Jehovah waarschuwde de Israëlieten dat zij, wanneer zij niet naar zijn geboden zouden luisteren, uitgeput zouden raken van de honger, wat tot vele koortsige ziekten zou bijdragen; zij zouden geslagen worden met tuberculose, brandende koorts, ontsteking en koortshitte; zweren, huiduitslag (ziekten die vaak gepaard gaan met koorts) en blindheid zouden hen treffen (Le 26:14-16; De 28:22, 27). Dit alles werd in hen vervuld nadat Israël herhaaldelijk tegen Jehovah in opstand was gekomen en zijn wetten overtreden had. — Ez 4:16, 17; 33:10.

Toen Jezus Christus op aarde was, genas hij veel mensen die door koorts gekweld werden. Onder hen bevond zich de schoonmoeder van de apostel Simon Petrus (Mt 8:14, 15; Mr 1:29-31). Lukas vestigt — blijkbaar omdat hij arts was — in dit geval de aandacht op de hevigheid van de koorts door over „hoge koorts” te spreken (Lu 4:38). Bij één gelegenheid genas Jezus in Kana de zoon van een dienaar van koning Herodes Antipas, hoewel de aan koorts lijdende jongen ongeveer 26 km daarvandaan in Kapernaüm op sterven lag. Het gevolg was dat de man en zijn hele huisgezin gelovigen werden. — Jo 4:46-54.

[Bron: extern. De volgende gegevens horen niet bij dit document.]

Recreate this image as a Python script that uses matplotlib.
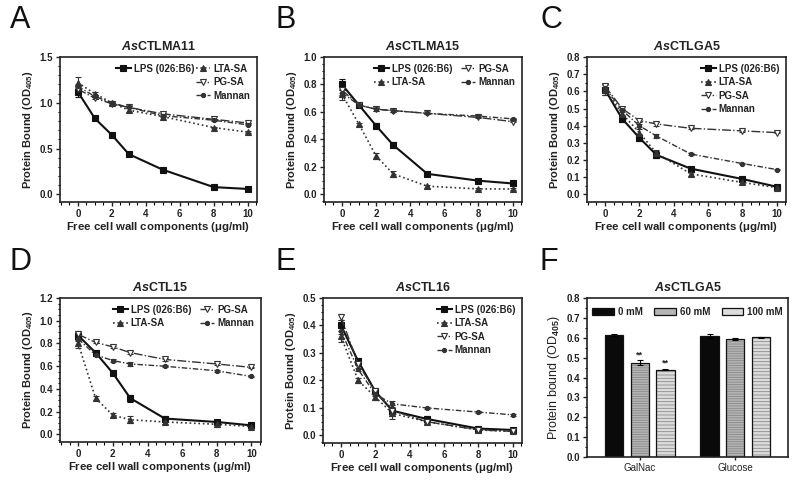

De apostel Paulus gebruikte de hem door God geschonken kracht om gezond te maken, een van de wonderbaarlijke gaven die door bemiddeling van Jezus Christus aan bepaalde leden van de vroege christelijke gemeente verleend werden (1Kor 12:7-9, 11, 30), om de vader van Publius, die gekweld werd door koorts en dysenterie, te genezen. Publius was de voornaamste man van Malta en bezat daar landgoederen. Toen de eilandbewoners hoorden wat er gebeurd was, kwamen zij naar Paulus toe, en hij genas velen van hun diverse ziekten. — Han 28:7-9.